Dalam 30 tahun terakhir ini, reksadana indeks tumbuh pesat hingga sekarang mencapai nilai US$ 2.2 trilyun (saham), US$ 900 milyar (bonds) dan US$1.1 trilyun (saham dan obligasi internasional). Yang menarik, pemimpin Fidelity, perusahaan manajemen investasi terbesar Amerika, salah satu penentang keras ide RDI, turut mengembangkan bisnis RDI untuk Fidelity yang kini sudah mencapai nilai US$ 30 milyar atau Rp. 270 trilyun!
Prospek di Indonesia
Di pasar modal Indonesia, terdapat beberapa indeks: IHSG merupakan indeks harga seluruh saham yang tercatat di BEJ, yang terbobot dalam nilai kapitalisasi pasar setiap saham. LQ45 adalah indeks dari harga 45 saham terpilih BEJ, berdasarkan peringkat likuiditas, juga kapitalisasi pasar. JII merupakan indeks harga 30 saham terpilih BEJ, berdasarkan likuiditas dan kapitalisasi pasar, yang sesuai dengan syariat Islam.

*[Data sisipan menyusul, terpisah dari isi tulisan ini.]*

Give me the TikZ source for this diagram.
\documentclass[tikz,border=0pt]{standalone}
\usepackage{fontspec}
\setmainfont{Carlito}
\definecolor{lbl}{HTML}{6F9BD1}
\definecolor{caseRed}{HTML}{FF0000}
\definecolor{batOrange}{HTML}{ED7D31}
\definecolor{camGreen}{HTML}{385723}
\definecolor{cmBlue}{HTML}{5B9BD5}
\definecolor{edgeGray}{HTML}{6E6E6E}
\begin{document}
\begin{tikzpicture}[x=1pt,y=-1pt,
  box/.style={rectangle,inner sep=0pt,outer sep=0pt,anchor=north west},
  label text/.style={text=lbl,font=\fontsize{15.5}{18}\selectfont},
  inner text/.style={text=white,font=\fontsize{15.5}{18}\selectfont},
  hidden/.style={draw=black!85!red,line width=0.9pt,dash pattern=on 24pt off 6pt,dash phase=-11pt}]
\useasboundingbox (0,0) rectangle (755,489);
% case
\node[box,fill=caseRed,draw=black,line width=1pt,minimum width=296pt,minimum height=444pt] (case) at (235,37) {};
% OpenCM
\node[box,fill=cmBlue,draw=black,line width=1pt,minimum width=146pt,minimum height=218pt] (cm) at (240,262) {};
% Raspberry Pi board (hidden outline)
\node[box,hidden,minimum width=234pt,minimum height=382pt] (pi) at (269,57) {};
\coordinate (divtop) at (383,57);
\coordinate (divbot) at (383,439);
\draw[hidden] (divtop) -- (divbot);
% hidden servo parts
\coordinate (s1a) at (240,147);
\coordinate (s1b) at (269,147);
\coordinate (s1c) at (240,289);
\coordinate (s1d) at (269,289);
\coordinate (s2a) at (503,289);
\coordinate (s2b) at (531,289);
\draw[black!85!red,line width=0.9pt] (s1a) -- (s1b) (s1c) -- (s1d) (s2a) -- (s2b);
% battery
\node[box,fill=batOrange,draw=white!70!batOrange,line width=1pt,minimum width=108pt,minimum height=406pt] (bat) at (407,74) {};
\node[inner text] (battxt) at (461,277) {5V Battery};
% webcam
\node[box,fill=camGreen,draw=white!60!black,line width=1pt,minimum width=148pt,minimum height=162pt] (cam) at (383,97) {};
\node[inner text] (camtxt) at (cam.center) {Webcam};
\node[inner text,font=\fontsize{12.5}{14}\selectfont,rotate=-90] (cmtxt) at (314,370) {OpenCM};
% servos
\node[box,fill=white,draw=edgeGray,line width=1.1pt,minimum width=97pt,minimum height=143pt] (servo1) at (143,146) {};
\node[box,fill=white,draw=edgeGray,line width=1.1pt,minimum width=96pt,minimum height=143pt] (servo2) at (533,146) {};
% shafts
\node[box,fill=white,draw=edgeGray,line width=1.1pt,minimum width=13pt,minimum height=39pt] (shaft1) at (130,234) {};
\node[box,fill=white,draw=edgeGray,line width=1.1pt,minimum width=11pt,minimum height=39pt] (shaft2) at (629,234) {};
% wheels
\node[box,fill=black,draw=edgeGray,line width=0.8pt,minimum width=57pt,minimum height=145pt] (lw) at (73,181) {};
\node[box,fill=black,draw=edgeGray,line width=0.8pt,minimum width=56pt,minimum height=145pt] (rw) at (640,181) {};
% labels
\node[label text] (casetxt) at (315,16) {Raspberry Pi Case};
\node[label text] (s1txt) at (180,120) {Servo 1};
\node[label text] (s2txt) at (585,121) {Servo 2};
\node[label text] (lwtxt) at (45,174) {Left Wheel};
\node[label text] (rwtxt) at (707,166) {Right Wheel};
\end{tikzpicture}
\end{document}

Sejarah RDI di Indonesia, boleh dikata, masih berada di tahap awal, mirip di AS pada tahun 1975. Bedanya, pasar modal Indonesia belum se-efisien pasar modal AS di tahun 1975. Lalu, apakah in berarti reksadana indeks belum tepat untuk di beli atau ditawarkan saat ini? Tunggu dulu.
Oleh karena pada awalnya RDI dibuat berdasarkan rekomendasi pakar-pakar EMH, persepsi pasar mengenai RDI menjadi lekat dengan pasar yang efisien. RDI hanya akan sukses di pasar yang sudah efisien, demikian persepsi yang ada di publik.
Pada kenyataannya, berbagai RDI di pasar yang tidak efisienpun banyak yang sukses. Contohnya beberapa Small Cap Index Funds, yang komposisi portofolionya terdiri dari banyak perusahan-perusahan kecil di AS, dapat tumbuh dengan baik. Padahal, saham perusahan-perusahaan kecil di AS masih dianggap tidak efisien karena masih minimnya berita, analisa atau informasi mengenai perusahan-perusahaan kecil tersebut.
Selain itu, dengan menggunakan aritmatika sederhana, dan asumsi kinerja portofolio investor terdistribusi secara normal , serta tanpa asumsi pasar efisien, dapat kita tunjukan bahwa, paling tidak, secara rata-rata, kinerja RDI saham akan lebih baik dari kinerja 50% sampai dengan 60% dari populasi investor saham lainnya.
Apakah reksadana berbasis indeks akan ber-evolusi dengan baik seperti apa yang terjadi di AS, tentunya masih terlampau pagi untuk dapat kita pastikan. Akan tetapi, melihat faktor teori ekonomi keuangan yang kuat yang mendasari diciptakannya produk ini, ditambah dengan biaya pembelian yang rendah, serta prospek kinerja yang cukup potensial (diatas rata-rata, bahkan mungkin bisa terbaik), bukan tidak mungkin sukses di AS bisa terulang disini.